The Underground Railroad - 7/10. Whitehead is a great writer and I love a lot about this novel, especially the way it edges into magical realism.
Never Let Me Go - 10/10. One of my all time favorite novels. Too much to say about it. Wrote very briefly about it here previously.
The Road - 10/10. Maybe the best novel by one of the best novelists. Wrote about it briefly here.
Lincoln in the Bardo - 3/10. Hated it! I found the polyphonic nature of it an enormous weakness here, though certain images and sequences within the novel are 10/10.
Pachinko - 8/10. Follows generations of a family. Nothing special but also consistently very good.
Evicted - 9/10. Pretty harrowing stuff.
Behind the Beautiful Forevers - 7/10. Intense and interesting.
Cloud Atlas - 8/10. Another ruined cathedral of a novel whose ambitions overreach the author's skill, but that makes it all the more worth loving.
Sing, Unburied, Sing - 8/10. My least favorite Jesmyn Ward (though I haven't read her newest novel). One of the best opening chapters of any book. The rest is very good.
Salvage the Bones - 10/10. Conceptually one of my favorite novels for what it does and how it looks so closely at daily life. Then Hurricane Katrina happens.

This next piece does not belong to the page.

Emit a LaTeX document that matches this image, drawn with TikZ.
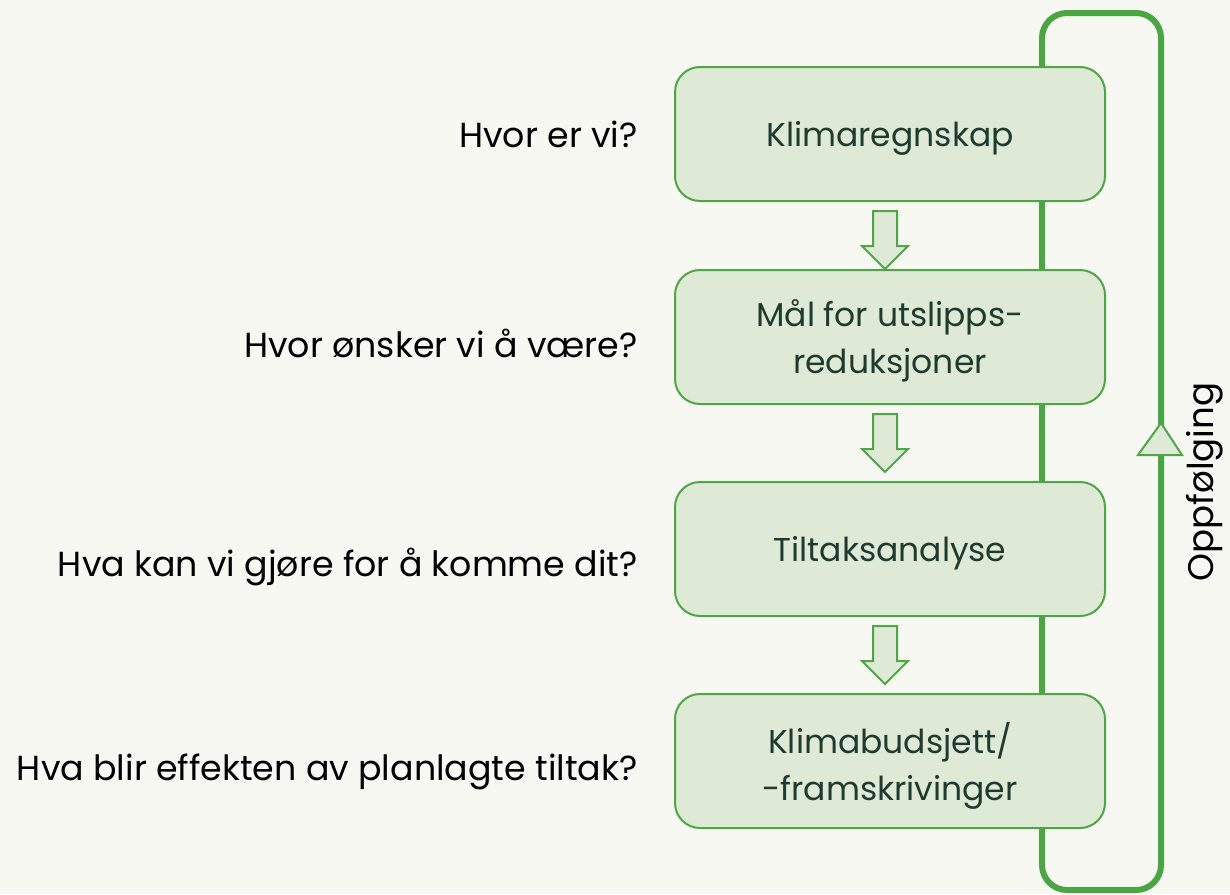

Men We Reaped - 8/10. A memoir about her family and especially her brother. I don't generally like memoir but I think this is very good. Mostly because of Ward's abilities as a writer and her keen interest in people.
Citizen - Can't remember it. A book length poem that seemed very important in 2014.
Fun Home - 2/10. Dull and self-absorbed.
Between the World and Me - 7/10. Should be required reading for 8th graders.
A Brief History of Seven Killings - 4/10. Despite such a low rating, I actually would recommend this to anyone. It's a finished cathedral of a novel, but the cathedral feels like some of the chapels within are about to fall over. A hugely ambitious novel.
Postwar - 10/10. Exhaustive look at the history of Europe after WWII.
The Fifth Season - 8/10. Pretty good! Probably should have been a standalone.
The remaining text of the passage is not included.